- **The problem**: Line by line, repeat the data below exactly, beginning at the first line and ending at the line with "plt.rcParams['axes.labelcolor'] = 'black'". Omit pictures.

- **Working data**:

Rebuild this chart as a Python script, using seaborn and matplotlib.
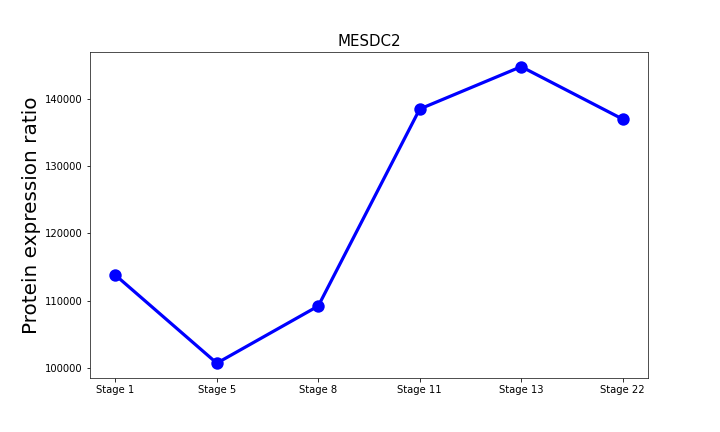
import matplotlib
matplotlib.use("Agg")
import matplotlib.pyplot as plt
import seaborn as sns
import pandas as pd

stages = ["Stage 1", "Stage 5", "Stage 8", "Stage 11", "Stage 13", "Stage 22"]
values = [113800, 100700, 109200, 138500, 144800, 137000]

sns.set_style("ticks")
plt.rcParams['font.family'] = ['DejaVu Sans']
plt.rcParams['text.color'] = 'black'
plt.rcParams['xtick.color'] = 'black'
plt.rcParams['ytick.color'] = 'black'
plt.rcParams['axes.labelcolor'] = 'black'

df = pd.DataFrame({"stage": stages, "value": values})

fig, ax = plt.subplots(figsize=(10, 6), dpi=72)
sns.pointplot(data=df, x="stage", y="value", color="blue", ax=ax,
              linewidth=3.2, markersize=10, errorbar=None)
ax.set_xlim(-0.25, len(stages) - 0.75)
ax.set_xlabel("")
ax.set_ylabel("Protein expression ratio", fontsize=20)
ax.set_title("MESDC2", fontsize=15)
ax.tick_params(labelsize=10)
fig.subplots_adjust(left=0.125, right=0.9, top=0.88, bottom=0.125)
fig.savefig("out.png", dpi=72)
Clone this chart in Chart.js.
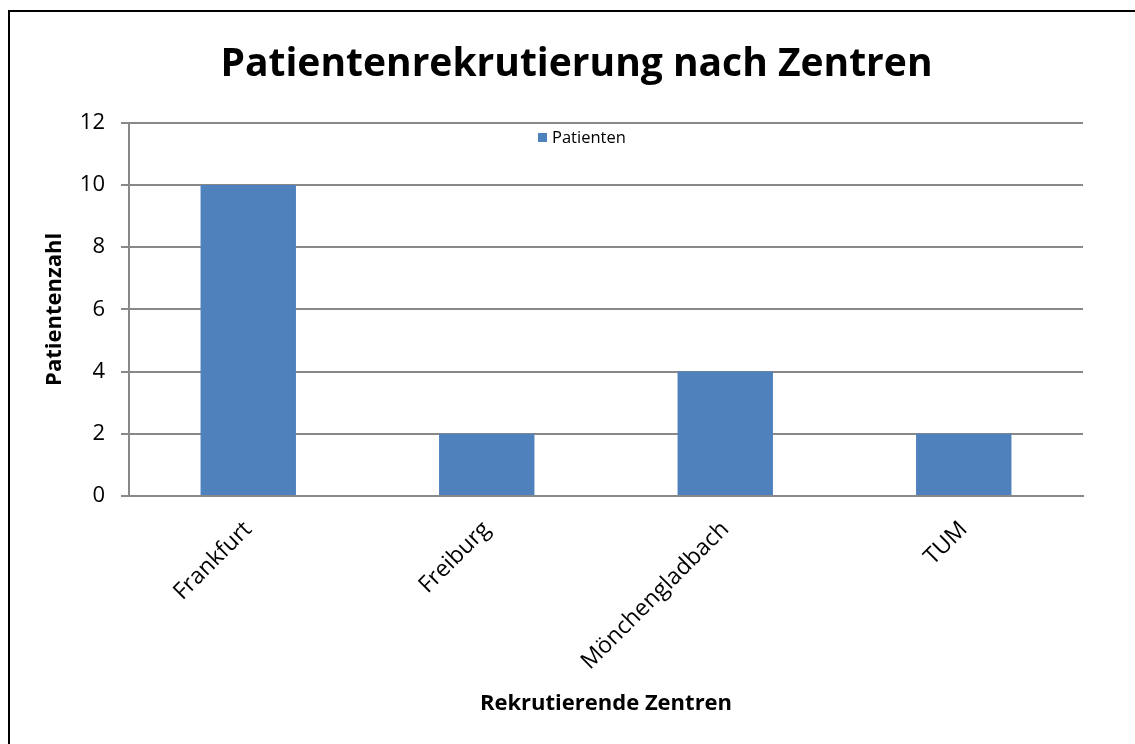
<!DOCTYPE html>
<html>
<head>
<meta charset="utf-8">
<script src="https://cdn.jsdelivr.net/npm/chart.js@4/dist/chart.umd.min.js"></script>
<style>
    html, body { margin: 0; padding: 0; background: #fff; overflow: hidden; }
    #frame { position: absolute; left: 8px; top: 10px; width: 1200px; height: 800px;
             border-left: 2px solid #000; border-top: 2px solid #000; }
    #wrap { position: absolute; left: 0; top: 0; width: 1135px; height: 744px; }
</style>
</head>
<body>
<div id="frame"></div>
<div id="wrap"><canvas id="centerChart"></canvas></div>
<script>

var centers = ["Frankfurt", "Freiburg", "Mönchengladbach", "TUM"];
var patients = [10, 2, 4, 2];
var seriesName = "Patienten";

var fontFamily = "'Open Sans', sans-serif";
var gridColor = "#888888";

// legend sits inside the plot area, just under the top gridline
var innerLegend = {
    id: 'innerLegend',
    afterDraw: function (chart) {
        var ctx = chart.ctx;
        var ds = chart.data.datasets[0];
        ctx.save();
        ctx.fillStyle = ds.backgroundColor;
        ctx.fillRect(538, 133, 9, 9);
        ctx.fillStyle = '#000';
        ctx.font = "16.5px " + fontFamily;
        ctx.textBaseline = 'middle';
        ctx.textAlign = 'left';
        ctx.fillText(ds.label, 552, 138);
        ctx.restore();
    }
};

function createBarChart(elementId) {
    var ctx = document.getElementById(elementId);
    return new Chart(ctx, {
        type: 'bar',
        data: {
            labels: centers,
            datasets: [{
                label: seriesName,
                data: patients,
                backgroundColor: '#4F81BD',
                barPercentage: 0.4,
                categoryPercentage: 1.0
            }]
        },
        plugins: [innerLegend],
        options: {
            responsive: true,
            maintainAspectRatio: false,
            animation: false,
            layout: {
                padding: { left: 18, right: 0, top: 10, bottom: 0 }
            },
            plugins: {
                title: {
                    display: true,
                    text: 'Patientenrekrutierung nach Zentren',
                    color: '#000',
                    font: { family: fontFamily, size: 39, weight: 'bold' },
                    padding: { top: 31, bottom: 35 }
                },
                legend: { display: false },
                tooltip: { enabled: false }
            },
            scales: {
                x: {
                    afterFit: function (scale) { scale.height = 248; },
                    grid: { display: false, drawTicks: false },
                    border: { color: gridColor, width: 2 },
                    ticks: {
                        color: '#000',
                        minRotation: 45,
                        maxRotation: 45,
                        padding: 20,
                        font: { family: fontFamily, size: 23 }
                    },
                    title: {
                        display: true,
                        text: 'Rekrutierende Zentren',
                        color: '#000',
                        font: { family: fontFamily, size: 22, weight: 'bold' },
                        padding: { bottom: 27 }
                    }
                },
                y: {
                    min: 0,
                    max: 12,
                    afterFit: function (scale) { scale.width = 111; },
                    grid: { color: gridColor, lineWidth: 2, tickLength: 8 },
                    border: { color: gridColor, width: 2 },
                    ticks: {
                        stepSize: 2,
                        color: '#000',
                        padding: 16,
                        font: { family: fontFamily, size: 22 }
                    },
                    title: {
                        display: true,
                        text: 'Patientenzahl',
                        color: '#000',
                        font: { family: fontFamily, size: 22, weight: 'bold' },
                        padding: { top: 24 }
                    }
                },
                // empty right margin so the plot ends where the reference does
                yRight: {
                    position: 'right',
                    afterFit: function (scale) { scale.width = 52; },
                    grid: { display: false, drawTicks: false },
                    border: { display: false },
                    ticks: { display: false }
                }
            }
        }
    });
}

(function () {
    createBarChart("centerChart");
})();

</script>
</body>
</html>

- **Output below**:
Rebuild this chart as a Python script, using seaborn and matplotlib.
import matplotlib
matplotlib.use("Agg")
import matplotlib.pyplot as plt
import seaborn as sns
import pandas as pd

stages = ["Stage 1", "Stage 5", "Stage 8", "Stage 11", "Stage 13", "Stage 22"]
values = [113800, 100700, 109200, 138500, 144800, 137000]

sns.set_style("ticks")
plt.rcParams['font.family'] = ['DejaVu Sans']
plt.rcParams['text.color'] = 'black'
plt.rcParams['xtick.color'] = 'black'
plt.rcParams['ytick.color'] = 'black'
plt.rcParams['axes.labelcolor'] = 'black'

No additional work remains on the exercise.